25 most unreliable cars
While some cars remain dependable as years pass, others are afflicted with a wide range of faults. Here we take a look at the worst offenders up to five years old...
15. Alfa Romeo Giulia (2016-present)
Reliability rating: 83.1%
Twenty-six per cent of Giulias went wrong, with a worrying number (10%) of engine failures, as well as brake and non-engine electrical problems. These were serious faults too: 45% took more than a week to repair, and 28% caused total breakdowns. Shockingly, considering many of the newer Giulias in our survey would still have been covered by the car maker’s warranty, only 56% of cars were fixed for free, with 22% of owners incurring bills in excess of £1500.
14. Range Rover Evoque (2019-present)
Reliability rating: 82.6%
Electrical issues have plagued the current Evoque, accounting for 30% of all faults, followed by bodywork issues that affected a further 15%. A third (33%) of cars were put right within the same day, but another third took more than a week. Thankfully, 96% of owners weren’t charged for any work, and the 4% who were only had to pay between £51 and £100.
=12. Audi A6 (2011-2018)
Reliability rating: 82.1%
The previous-generation A6 isn’t ageing well, and is the least reliable luxury car in our survey. Forty-per cent went wrong, and while half were repaired the same day, 10% took more than a week to put right. Only 60% of work was paid for, leaving 20% of owners with bills between £101 and £300, and another 20% with bills between £501 and £750.
=12. Land Rover Discovery Sport (2014-present)
Reliability rating: 82.1%
The Discovery Sport comes out worse than its bigger sibling, the Range Rover Sport. Thirty-eight per cent had issues, primarily with the air-con, battery and engine electrics, but owners ran into problems with every area except the steering. Of these cars, only 5% broke down completely, but 21% took more than a week to fix. Only 73% were repaired for free, leaving 11% with bills between £201 and £300, and 3% with bills in excess of £1500.
11. Peugeot 2008 (2013-2019)
Reliability rating: 81.8%
Just 16% of previous-generation 2008s had a fault, but a worrying proportion of these were with critical areas such as the suspension and brakes.
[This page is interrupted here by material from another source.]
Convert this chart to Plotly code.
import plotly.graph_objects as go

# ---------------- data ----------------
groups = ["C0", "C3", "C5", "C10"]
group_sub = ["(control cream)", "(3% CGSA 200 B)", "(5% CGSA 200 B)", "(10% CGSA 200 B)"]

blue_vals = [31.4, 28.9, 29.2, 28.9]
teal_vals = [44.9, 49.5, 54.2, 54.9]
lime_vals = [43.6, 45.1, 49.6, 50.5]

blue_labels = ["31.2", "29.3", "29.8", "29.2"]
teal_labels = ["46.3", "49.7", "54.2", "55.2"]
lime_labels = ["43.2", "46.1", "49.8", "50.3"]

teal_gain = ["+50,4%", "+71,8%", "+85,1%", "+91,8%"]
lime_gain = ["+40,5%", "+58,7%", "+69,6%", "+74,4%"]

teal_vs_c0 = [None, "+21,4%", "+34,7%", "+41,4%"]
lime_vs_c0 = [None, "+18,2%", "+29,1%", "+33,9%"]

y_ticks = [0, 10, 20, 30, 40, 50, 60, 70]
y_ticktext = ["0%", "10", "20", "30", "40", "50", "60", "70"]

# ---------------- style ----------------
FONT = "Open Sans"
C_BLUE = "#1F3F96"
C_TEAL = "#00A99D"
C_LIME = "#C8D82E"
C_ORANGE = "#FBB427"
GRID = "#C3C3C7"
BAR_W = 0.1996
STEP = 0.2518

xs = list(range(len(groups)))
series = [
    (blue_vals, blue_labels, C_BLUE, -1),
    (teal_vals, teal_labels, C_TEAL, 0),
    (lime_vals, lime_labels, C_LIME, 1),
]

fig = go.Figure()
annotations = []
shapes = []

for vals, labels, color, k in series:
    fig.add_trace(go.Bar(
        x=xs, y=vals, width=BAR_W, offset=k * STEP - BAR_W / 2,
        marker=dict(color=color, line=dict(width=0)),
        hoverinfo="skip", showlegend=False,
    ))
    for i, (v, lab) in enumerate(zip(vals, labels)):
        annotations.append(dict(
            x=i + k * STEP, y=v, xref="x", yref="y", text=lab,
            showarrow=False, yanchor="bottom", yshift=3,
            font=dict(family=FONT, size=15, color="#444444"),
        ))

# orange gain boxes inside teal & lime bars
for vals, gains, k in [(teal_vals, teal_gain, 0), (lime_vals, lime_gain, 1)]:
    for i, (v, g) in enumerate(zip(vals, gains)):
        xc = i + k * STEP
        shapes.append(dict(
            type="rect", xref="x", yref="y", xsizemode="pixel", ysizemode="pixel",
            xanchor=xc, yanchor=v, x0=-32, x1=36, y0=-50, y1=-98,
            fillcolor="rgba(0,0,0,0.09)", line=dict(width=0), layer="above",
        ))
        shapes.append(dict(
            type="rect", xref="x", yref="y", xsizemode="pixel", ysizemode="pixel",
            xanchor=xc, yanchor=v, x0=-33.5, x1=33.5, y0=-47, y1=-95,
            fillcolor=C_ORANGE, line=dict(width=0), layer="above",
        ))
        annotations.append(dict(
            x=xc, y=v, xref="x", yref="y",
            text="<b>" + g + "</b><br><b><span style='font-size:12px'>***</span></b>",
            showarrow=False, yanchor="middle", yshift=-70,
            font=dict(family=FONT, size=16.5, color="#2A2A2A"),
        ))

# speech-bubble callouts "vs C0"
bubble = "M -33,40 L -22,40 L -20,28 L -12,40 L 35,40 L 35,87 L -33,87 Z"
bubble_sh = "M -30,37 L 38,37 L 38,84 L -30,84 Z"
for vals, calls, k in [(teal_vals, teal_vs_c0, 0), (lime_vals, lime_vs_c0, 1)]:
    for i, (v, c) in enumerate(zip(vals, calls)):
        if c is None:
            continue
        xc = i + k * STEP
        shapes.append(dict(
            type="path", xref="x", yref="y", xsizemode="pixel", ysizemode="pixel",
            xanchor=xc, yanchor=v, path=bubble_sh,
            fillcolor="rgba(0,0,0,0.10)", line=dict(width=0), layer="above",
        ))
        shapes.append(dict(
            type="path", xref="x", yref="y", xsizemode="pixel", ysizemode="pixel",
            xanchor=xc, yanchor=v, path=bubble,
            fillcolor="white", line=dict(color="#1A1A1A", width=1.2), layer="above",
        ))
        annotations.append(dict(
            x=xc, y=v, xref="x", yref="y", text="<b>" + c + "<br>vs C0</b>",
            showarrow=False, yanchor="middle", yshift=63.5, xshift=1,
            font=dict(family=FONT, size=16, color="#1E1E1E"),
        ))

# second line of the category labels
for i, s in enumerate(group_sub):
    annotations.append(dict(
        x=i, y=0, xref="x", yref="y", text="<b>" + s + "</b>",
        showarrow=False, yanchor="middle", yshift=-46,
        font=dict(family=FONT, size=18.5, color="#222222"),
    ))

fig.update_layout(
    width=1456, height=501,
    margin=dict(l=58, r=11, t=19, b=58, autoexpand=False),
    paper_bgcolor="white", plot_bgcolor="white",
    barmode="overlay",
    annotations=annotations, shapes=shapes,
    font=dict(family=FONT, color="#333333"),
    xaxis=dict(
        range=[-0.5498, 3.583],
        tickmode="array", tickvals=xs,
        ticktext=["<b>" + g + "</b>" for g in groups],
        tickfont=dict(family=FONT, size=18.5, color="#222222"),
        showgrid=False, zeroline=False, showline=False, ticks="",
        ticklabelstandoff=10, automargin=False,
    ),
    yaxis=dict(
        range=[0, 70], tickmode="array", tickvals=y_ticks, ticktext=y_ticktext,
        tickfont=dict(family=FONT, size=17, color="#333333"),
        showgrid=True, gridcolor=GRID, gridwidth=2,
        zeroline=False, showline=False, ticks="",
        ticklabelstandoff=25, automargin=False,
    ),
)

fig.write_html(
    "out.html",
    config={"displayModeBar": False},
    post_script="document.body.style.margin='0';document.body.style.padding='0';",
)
Worse, 63% couldn’t be driven because of any problems, and 13% took more than a week to be fixed. An astonishingly low 38% of work was done for free, leaving 38% of owners with bills between £101 and £200, and some paid as much as £750 for remedial work.
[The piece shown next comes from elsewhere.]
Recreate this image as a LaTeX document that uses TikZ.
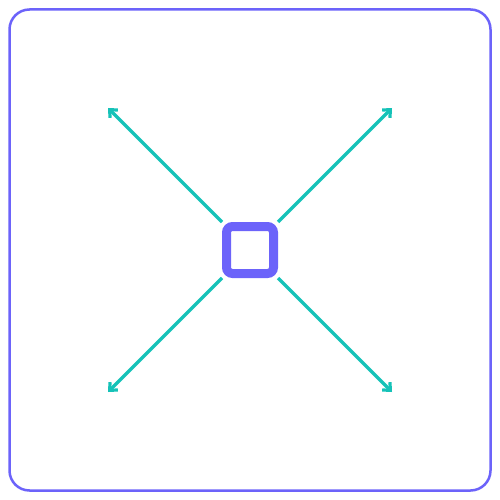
\documentclass[tikz,border=0pt]{standalone}
\usetikzlibrary{arrows.meta}
\definecolor{pur}{RGB}{108,99,250}
\definecolor{tea}{RGB}{22,194,184}
\begin{document}
\begin{tikzpicture}[x=1pt,y=-1pt,
  frame/.style={draw=pur,line width=2.5pt,rounded corners=20pt},
  hub/.style={draw=pur,line width=9pt,rounded corners=6pt},
  ray/.style={draw=tea,line width=3.2pt,-{Straight Barb[length=6pt,width=11pt,line width=3.2pt]}}]
\useasboundingbox (0,0) rectangle (500,500);
\draw[frame] (9.5,9.5) rectangle (490.5,490.5);
\draw[hub] (226.5,226.5) rectangle (273.5,273.5);
\coordinate (s1) at (222,222);
\coordinate (s2) at (278,222);
\coordinate (s3) at (222,278);
\coordinate (s4) at (278,278);
\coordinate (t1) at (108,108);
\coordinate (t2) at (392,108);
\coordinate (t3) at (108,392);
\coordinate (t4) at (392,392);
\draw[ray] (s1) -- (t1);
\draw[ray] (s2) -- (t2);
\draw[ray] (s3) -- (t3);
\draw[ray] (s4) -- (t4);
\end{tikzpicture}
\end{document}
10. Range Rover (2013-present)
Reliability rating: 81.5%
Thirty-one per cent of Range Rovers went wrong, with engine, bodywork and interior trim issues the most common causes of concern. Nearly a third of faults kept cars off the road for more than a week, but the model’s score has been lifted by the fact that all repairs were free to owners.
=8. Jaguar E-Pace (2017-present)
Reliability rating: 80.6%
While the E-Pace’s failure rate of 45% may seem gravely concerning, these faults were primarily caused by less critical areas such as the bodywork, interior trim and the sat-nav – though this is still a disappointment in a luxury SUV. The service provided was a cause for concern too. More than half (52%) of owners waited more than a week for remedial work, and 3% were billed between £301 and £500.
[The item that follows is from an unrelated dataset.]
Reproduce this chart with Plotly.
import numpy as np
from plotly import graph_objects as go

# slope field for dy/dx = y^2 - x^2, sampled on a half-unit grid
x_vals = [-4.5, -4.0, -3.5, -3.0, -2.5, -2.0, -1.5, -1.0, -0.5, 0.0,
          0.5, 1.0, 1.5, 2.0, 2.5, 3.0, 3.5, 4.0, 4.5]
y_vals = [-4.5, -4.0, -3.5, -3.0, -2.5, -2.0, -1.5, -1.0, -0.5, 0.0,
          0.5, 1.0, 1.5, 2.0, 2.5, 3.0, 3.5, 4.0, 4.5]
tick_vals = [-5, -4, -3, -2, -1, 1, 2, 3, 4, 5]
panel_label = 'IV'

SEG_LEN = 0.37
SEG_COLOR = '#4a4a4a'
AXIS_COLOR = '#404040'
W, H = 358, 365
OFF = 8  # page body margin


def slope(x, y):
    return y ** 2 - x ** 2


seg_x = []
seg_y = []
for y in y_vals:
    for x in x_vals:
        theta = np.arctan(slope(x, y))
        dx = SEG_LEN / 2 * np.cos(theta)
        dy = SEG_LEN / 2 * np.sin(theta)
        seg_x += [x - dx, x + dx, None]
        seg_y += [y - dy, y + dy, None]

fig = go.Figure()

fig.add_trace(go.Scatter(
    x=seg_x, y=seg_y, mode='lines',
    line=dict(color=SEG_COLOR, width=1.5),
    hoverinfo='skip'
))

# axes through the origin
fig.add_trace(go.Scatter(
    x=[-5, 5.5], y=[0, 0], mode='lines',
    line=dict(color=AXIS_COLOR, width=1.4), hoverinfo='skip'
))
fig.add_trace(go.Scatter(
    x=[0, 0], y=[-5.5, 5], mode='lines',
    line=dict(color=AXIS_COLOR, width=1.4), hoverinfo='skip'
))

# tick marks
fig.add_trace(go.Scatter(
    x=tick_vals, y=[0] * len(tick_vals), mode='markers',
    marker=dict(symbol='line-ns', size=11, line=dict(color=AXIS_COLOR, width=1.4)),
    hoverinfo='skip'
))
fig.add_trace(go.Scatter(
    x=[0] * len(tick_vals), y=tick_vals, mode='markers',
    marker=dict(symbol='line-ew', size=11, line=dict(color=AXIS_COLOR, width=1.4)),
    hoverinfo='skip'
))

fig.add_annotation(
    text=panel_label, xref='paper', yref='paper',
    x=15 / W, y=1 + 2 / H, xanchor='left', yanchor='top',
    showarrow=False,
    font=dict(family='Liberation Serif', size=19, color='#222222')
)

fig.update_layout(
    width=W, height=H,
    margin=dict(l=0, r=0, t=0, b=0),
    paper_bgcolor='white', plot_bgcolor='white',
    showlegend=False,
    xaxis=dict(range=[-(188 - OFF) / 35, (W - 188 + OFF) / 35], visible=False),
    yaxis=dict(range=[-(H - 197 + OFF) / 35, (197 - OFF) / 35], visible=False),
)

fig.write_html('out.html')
=8. Volkswagen Polo petrol (2018-present)
Reliability rating: 80.6%
Considering buyers of affordable small cars are less likely to be able to cover costly repairs, it’s worrying that 47% of petrol-powered Polos went wrong. Issues with the engine electrics were most common, but engine, air-con and gearbox (and/or clutch) failures also plagued many cars.
Additionally, 33% broke down, and it took more than a week to repair an atrocious 50% of them. Thankfully 91% of repairs were covered under warranty, but 2% of owners paid between £751 and £1000 for work.
7. Range Rover Evoque (2011-2017)
Reliability rating: 77.1%
With many cars now outside their warranty period and with a fault rate of 40%, the picture looks bleak for owners of older Evoques. Just over 80% of work was done for free, but some owners shelled out between £301 and £750 per repair. Furthermore, 59% of the faulty cars took more than a week to fixed.
6. Audi Q5 diesel (2008-2017)
Reliability rating: 76.7%
Forty-four per cent of diesel Q5s had issues, compared with just twenty-seven per cent of petrol examples. Suspension issues were frighteningly common, but air-con and electrical issues – both related to the engine and otherwise – were abundant. Even though most cars would have been out of warranty, 75% of repairs were covered by Audi, but some owners spent as much as £1500 for remedial work.